Guzzler2014- one more thing, I got this fuel efficiency going between 55 and 60 mile per hour. That's the legal limit for pulling a trailer in California. YES, you certainly can go faster in other states and that's entirely your pregrogotive, but, I can certainly tell you that it won't be as safe and you're just burning extra fuel.
Post a picture of your trailer..... Yeah, I can certainly see how towing a 2500 pound boat would make your gas mileage tank. The tow capacity of the 2.5 Four is 2,700 pounds. I'm sure that this had a dramatic effect on performance... Generally, I would not recommend towing more than 75 percent of the total capacity. And, the tow vehicle should always be the heaviest vehicle for safety. Just my opinion.
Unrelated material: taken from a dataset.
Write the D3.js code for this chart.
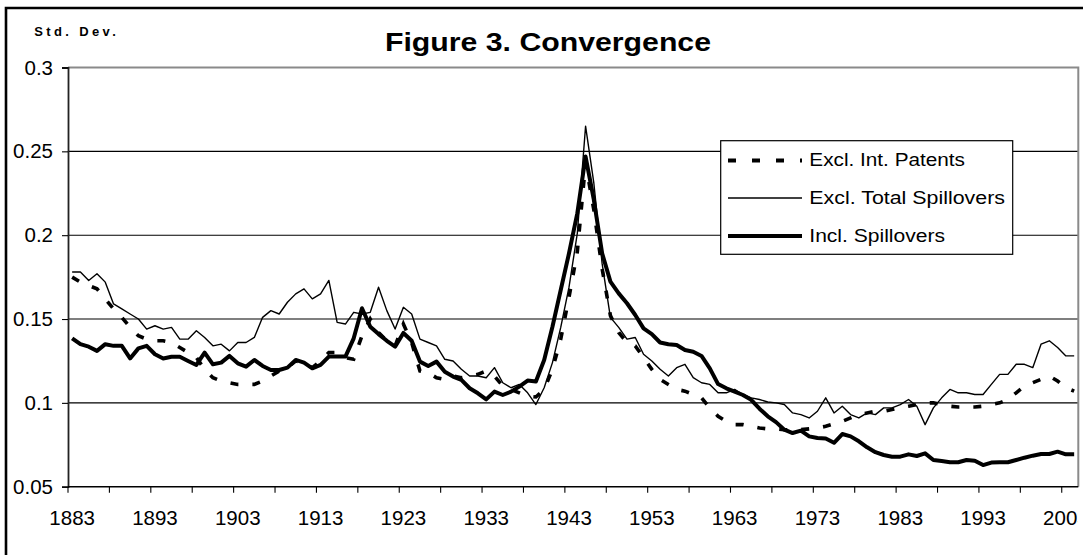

Yes, I think 55-60 mph would have helped a lot but with 70 mph speed limit and most cars and trucks exceeding that I wanted to average at least 65. In automatic it would never get above 5th gear and even go to 4th for slight inclines. Florida is pretty flat. Manual showed much better on the mpg gauge. I know it's all aerodynamic drag and not the weight. Anybody know how much one of those cartoons wind deflectors would help? Here's a photo of the trailer.
Sorry. "Cartoons" is supposed to be "car top".
Thanks, it's much less aerodynamic than my teardrop... but,. I've seen worse situations with "canned ham" styled trailers. The problem with all trailers including mine, but certainly less of an issue since it's almost the same height as the car, is that they become giant wind sails, putting more of a drag on your car, burning extra fuel and if they're tall can become unstable easily. I'm lucky that my trailer is no more than 6 to 8 inches or less taller than the rear height of my car and narrower in the back. SO, the wind drag is pretty minimal.
No, maybe, I'm wrong, probably 12 to 18 inches, but it's still pretty low compared to most trailer heights in the back.
I have a 1971 Roadrunner that I want to tow with my 2014 Subaru Outback. Any tips/ideas on making it less of a wind sail? My folks are worried it would be unsafe for me to tow the trailer with my car instead of the gas guzzling 1967 pickup. I'd like to be in the Subaru for a little better handling or modernity.